GIVEN PROBLEM
Find every line containing the word "chart" and report the count, nothing more.
## start AVAILABLE DATA
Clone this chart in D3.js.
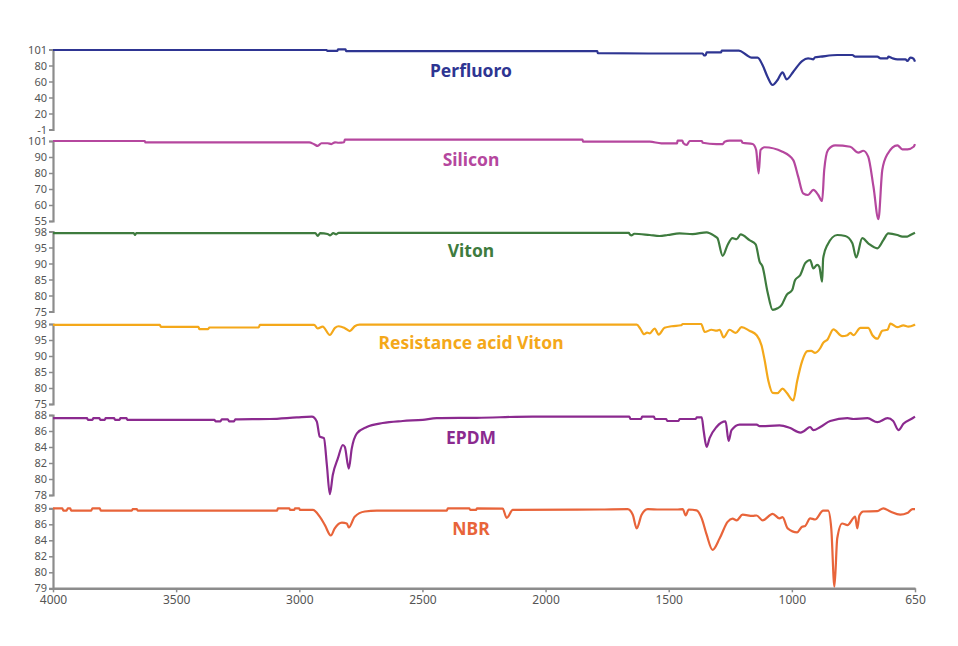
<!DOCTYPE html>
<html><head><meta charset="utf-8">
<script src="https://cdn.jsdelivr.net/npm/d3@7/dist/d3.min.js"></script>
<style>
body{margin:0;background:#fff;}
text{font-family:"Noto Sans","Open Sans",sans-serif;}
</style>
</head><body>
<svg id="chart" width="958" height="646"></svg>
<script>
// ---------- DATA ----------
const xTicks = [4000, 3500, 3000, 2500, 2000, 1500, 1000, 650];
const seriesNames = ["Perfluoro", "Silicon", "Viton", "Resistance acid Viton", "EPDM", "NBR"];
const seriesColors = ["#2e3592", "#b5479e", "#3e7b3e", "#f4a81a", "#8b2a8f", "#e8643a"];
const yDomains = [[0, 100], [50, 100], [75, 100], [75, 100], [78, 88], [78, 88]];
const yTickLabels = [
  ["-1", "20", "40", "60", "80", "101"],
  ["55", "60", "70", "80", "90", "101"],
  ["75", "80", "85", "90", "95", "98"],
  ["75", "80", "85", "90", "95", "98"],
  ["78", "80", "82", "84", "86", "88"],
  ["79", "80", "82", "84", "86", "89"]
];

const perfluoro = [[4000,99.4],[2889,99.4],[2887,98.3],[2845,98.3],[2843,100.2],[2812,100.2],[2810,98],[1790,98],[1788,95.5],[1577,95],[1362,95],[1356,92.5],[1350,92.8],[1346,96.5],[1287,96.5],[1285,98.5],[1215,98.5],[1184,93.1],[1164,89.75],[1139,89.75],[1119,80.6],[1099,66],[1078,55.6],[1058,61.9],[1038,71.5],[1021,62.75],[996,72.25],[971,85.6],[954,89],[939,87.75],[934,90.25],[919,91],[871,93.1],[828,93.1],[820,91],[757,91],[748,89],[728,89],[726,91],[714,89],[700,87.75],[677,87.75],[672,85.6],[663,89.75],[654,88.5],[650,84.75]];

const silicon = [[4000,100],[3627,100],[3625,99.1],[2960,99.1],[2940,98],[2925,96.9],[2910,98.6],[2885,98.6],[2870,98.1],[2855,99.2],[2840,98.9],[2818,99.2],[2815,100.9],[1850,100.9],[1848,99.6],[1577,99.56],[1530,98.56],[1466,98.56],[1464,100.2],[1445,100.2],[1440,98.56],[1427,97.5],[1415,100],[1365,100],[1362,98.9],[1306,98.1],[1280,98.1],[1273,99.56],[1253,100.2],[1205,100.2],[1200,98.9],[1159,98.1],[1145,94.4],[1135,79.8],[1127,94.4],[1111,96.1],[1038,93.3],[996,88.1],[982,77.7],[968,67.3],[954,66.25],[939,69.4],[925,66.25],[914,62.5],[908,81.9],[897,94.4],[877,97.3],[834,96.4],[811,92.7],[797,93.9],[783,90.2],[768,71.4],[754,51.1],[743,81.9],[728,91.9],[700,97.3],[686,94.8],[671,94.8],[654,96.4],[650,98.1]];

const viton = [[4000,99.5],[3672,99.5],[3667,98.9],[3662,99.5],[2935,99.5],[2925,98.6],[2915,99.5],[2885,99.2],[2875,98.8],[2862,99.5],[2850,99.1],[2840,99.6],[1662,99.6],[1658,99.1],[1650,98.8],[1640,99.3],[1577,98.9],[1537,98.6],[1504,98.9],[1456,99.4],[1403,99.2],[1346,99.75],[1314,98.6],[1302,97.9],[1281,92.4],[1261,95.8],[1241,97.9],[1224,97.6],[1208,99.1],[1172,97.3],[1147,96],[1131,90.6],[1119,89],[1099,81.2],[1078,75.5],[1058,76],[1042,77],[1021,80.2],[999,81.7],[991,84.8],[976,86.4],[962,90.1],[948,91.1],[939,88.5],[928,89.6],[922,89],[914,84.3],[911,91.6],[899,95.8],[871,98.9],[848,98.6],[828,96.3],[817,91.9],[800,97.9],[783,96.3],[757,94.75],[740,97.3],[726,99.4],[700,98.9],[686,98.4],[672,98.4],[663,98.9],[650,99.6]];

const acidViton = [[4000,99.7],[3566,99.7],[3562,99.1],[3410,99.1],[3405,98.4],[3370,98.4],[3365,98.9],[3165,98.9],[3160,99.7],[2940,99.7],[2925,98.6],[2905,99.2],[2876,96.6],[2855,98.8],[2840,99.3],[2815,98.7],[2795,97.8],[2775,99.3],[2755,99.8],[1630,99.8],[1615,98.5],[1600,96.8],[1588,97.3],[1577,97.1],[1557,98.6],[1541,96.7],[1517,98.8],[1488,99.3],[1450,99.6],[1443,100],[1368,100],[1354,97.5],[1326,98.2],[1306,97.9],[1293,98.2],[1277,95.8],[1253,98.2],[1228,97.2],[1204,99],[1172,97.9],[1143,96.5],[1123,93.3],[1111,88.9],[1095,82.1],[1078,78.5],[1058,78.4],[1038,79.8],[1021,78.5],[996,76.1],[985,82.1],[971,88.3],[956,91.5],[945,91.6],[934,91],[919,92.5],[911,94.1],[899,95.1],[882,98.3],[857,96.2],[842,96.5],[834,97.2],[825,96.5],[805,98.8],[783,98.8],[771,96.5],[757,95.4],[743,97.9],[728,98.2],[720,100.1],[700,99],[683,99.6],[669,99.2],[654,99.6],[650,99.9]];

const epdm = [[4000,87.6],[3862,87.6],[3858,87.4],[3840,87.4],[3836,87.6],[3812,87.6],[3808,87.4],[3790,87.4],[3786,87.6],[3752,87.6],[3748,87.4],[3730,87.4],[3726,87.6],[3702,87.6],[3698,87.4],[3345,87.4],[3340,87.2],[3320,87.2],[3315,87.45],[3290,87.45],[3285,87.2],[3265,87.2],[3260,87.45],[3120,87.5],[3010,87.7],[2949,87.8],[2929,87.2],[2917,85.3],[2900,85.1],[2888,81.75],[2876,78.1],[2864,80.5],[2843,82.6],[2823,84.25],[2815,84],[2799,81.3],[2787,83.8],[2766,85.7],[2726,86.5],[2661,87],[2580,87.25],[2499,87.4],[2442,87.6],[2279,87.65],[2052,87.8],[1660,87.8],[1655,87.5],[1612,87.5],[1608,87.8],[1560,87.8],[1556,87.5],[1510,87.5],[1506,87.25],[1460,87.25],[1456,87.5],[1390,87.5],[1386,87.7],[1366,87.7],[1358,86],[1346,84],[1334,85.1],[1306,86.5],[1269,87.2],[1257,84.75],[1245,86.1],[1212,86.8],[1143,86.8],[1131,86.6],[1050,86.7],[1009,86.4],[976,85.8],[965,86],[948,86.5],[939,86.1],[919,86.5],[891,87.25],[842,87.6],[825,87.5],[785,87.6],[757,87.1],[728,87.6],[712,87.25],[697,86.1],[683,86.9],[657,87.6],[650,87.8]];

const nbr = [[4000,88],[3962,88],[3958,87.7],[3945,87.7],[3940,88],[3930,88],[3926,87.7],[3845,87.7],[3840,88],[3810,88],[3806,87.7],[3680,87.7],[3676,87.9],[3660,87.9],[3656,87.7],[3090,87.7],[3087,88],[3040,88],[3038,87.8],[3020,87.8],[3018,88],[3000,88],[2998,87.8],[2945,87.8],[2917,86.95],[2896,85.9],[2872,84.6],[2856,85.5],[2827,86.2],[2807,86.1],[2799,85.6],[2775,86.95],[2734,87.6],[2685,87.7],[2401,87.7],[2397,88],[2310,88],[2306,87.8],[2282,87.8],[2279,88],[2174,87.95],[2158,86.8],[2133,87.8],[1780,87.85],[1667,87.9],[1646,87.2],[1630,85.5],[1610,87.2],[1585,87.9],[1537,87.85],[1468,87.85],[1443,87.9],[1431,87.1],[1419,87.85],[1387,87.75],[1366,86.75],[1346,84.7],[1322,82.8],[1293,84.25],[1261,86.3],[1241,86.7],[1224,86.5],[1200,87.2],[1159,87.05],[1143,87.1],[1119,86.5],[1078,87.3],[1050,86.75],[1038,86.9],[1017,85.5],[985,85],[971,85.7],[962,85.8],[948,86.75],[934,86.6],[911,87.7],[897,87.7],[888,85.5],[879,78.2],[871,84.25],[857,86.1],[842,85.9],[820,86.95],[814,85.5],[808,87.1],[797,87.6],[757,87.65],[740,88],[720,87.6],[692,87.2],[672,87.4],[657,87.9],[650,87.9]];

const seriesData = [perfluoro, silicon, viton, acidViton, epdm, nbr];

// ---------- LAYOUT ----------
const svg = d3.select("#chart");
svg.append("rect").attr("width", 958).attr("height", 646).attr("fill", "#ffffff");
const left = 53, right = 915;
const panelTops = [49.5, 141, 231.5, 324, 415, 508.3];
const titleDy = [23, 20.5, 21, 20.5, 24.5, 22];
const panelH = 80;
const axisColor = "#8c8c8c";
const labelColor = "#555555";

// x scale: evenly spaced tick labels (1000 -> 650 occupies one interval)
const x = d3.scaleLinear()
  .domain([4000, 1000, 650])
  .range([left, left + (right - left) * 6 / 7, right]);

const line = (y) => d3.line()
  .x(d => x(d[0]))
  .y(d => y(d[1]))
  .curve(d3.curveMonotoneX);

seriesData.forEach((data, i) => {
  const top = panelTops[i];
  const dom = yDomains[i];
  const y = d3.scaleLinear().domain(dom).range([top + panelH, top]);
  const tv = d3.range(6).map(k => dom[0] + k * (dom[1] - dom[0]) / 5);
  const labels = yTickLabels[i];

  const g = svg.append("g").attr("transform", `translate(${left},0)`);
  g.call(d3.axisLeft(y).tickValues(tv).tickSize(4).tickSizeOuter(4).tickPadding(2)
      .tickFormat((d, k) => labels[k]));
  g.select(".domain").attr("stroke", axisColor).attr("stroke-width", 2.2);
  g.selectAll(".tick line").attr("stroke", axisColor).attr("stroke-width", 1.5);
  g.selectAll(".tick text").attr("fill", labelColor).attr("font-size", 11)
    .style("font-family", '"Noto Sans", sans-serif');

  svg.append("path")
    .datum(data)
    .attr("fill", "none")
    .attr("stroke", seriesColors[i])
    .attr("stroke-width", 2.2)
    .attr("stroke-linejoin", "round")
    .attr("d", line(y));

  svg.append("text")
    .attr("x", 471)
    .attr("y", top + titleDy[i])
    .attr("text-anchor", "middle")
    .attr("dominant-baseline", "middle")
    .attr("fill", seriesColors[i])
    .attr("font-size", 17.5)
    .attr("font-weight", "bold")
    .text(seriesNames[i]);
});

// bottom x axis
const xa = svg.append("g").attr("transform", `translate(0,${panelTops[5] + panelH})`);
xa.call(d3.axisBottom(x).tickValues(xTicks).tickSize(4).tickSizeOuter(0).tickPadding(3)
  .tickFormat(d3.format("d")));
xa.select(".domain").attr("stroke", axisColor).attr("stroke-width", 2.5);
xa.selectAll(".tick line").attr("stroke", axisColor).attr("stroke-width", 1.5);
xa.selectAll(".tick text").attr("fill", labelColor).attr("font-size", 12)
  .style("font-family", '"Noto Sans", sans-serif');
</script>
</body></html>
## end AVAILABLE DATA
ANSWER IN FULL
3